• COLLECTED MATERIAL
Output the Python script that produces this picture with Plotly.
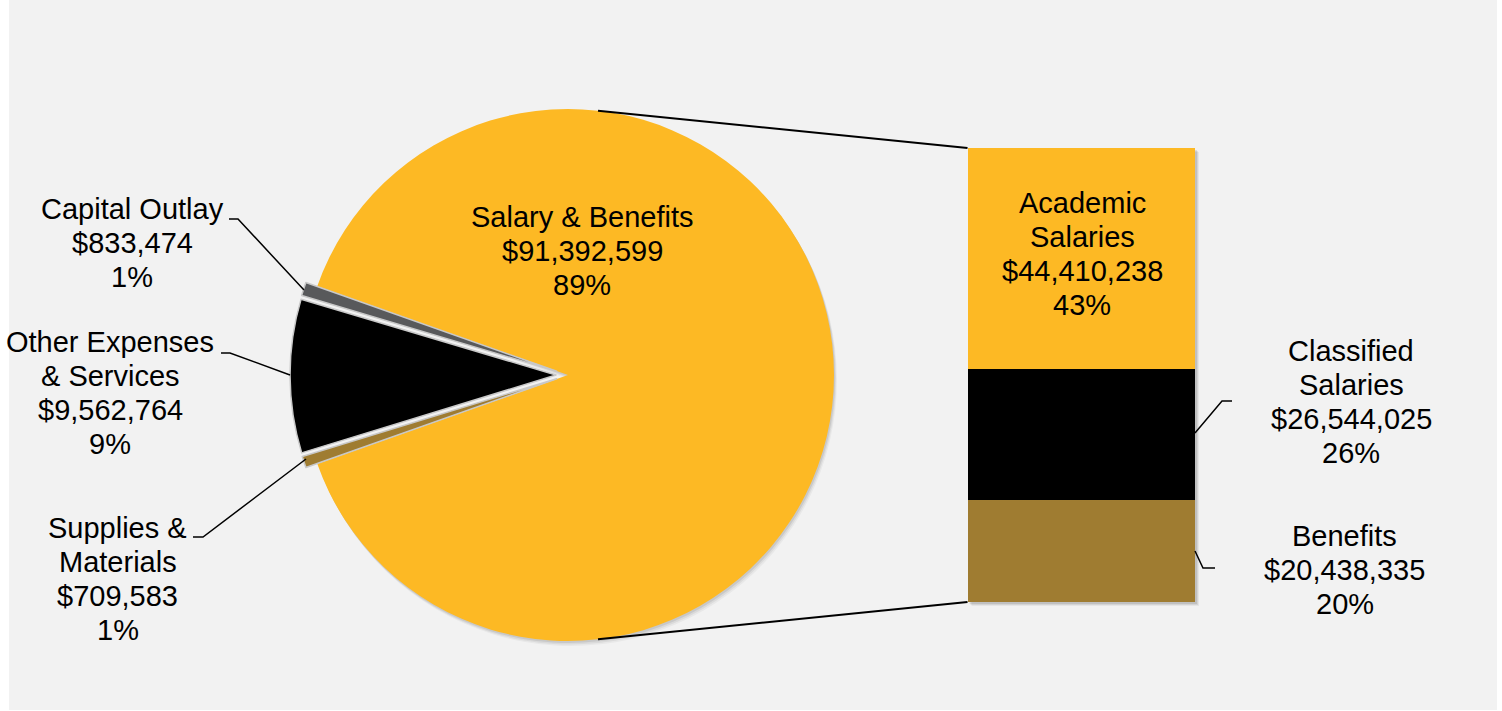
import plotly.graph_objects as go

# ---- data ----
pie_labels = ["Salary & Benefits", "Supplies &<br>Materials",
              "Other Expenses<br>& Services", "Capital Outlay"]
pie_values = [91392599, 709583, 9562764, 833474]
pie_colors = ["#FDB924", "#9F7C31", "#000000", "#58595B"]
pie_edge = ["rgba(0,0,0,0)", "#c8c8c8", "#c8c8c8", "#c8c8c8"]
pie_pull = [0.0, 0.045, 0.045, 0.045]

bar_labels = ["Benefits", "Classified<br>Salaries", "Academic<br>Salaries"]
bar_values = [20438335, 26544025, 44410238]
bar_colors = ["#9F7C31", "#000000", "#FDB924"]

grand_total = sum(pie_values)

# ---- page geometry (pixels) ----
W, H = 1502, 711
ML, MR, MT, MB = 9, 0, 0, 1
PW, PH = W - ML - MR, H - MT - MB


def px(x):
    return (x - ML) / PW


def py(y):
    return 1 - (y - MT) / PH


FONT = "Liberation Sans, Arial, sans-serif"
FS = 29
LINE = 34

# pie placement
CX, CY, R = 568, 375, 266
half = R * (1 + max(pie_pull))
# bar placement
BX0, BX1, BY0, BY1 = 967.5, 1195, 148, 602

# first slice starts so that the small slices sit centred on the left
ROT = -(90 - 180 * (grand_total - pie_values[0]) / grand_total)


def money(v):
    return "${:,.0f}".format(v)


def pct(v):
    return "{:.0f}%".format(v / grand_total * 100)


fig = go.Figure()

# soft shadow under the pie
for off, op in [(5, 0.04), (3.5, 0.06), (2, 0.08)]:
    fig.add_trace(go.Pie(
        values=pie_values, sort=False, direction="clockwise", rotation=ROT,
        pull=pie_pull, textinfo="none", hoverinfo="skip", showlegend=False,
        marker=dict(colors=["rgba(0,0,0,%s)" % op, "rgba(0,0,0,0)",
                            "rgba(0,0,0,0)", "rgba(0,0,0,0)"],
                    line=dict(width=0)),
        domain=dict(x=[px(CX - half + off * 0.6), px(CX + half + off * 0.6)],
                    y=[py(CY + half + off), py(CY - half + off)]),
    ))

fig.add_trace(go.Pie(
    labels=pie_labels, values=pie_values, sort=False, direction="clockwise",
    rotation=ROT, pull=pie_pull, textinfo="none", showlegend=False,
    marker=dict(colors=pie_colors, line=dict(color=pie_edge, width=1.5)),
    domain=dict(x=[px(CX - half), px(CX + half)],
                y=[py(CY + half), py(CY - half)]),
))

# stacked bar breaking down the largest slice
for lab, val, col in zip(bar_labels, bar_values, bar_colors):
    fig.add_trace(go.Bar(
        x=[0], y=[val], width=1, marker=dict(color=col, line=dict(width=0)),
        name=lab.replace("<br>", " "), showlegend=False,
        xaxis="x", yaxis="y",
    ))

shapes = [
    dict(type="rect", xref="paper", yref="paper", x0=0, x1=px(1497),
         y0=0, y1=1, fillcolor="#F2F2F2", line=dict(width=0), layer="below"),
]
# bar shadow
for off, op in [(4, 0.05), (3, 0.07), (2, 0.09)]:
    shapes.append(dict(type="rect", xref="paper", yref="paper",
                       x0=px(BX0 + off), x1=px(BX1 + off),
                       y0=py(BY1 + off), y1=py(BY0 + off),
                       fillcolor="rgba(0,0,0,%s)" % op, line=dict(width=0),
                       layer="below"))


def polyline(points, width=1.5):
    d = "M " + " L ".join("{:.5f},{:.5f}".format(px(x), py(y)) for x, y in points)
    return dict(type="path", xref="paper", yref="paper", path=d,
                line=dict(color="#000000", width=width))


# series lines from pie to bar
dx = 30
dy = (R ** 2 - dx ** 2) ** 0.5
shapes.append(polyline([(CX + dx, CY - dy), (BX0, BY0)], 2))
shapes.append(polyline([(CX + dx, CY + dy), (BX0, BY1)], 2))

# leader lines
shapes.append(polyline([(229, 219), (238, 219), (304, 290)]))
shapes.append(polyline([(221, 353), (230, 353), (290, 375)]))
shapes.append(polyline([(193, 537), (203, 537), (306, 459)]))
shapes.append(polyline([(1195, 433), (1222, 401), (1232, 401)]))
shapes.append(polyline([(1195, 551), (1203, 568), (1215, 568)]))

annotations = []


def label_block(lines, x, y_first):
    for i, t in enumerate(lines):
        annotations.append(dict(
            text=t, x=px(x), y=py(y_first + i * LINE), xref="paper", yref="paper",
            xanchor="center", yanchor="middle", showarrow=False,
            font=dict(family=FONT, size=FS, color="#000000"),
        ))


def lines_for(name, val):
    return name.split("<br>") + [money(val), pct(val)]


label_block(lines_for(pie_labels[0], pie_values[0]), 582, 217)
label_block(lines_for(pie_labels[3], pie_values[3]), 132, 209)
label_block(lines_for(pie_labels[2], pie_values[2]), 110, 342)
label_block(lines_for(pie_labels[1], pie_values[1]), 117.5, 528)
label_block(lines_for(bar_labels[2], bar_values[2]), 1082, 203)
label_block(lines_for(bar_labels[1], bar_values[1]), 1351, 351)
label_block(lines_for(bar_labels[0], bar_values[0]), 1344.5, 536)

fig.update_layout(
    width=W, height=H,
    margin=dict(l=ML, r=MR, t=MT, b=MB),
    paper_bgcolor="#FFFFFF", plot_bgcolor="rgba(0,0,0,0)",
    barmode="stack", bargap=0,
    xaxis=dict(domain=[px(BX0), px(BX1)], range=[-0.5, 0.5], visible=False,
               fixedrange=True),
    yaxis=dict(domain=[py(BY1), py(BY0)], range=[0, sum(bar_values)],
               visible=False, fixedrange=True),
    shapes=shapes, annotations=annotations,
    font=dict(family=FONT),
)

fig.write_html("out.html")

• WHAT IS ASKED
Print the data above verbatim from the first line through the line holding "import plotly.graph_objects as go", leaving every picture out.

• REPLY TO THE EXERCISE
Output the Python script that produces this picture with Plotly.
import plotly.graph_objects as go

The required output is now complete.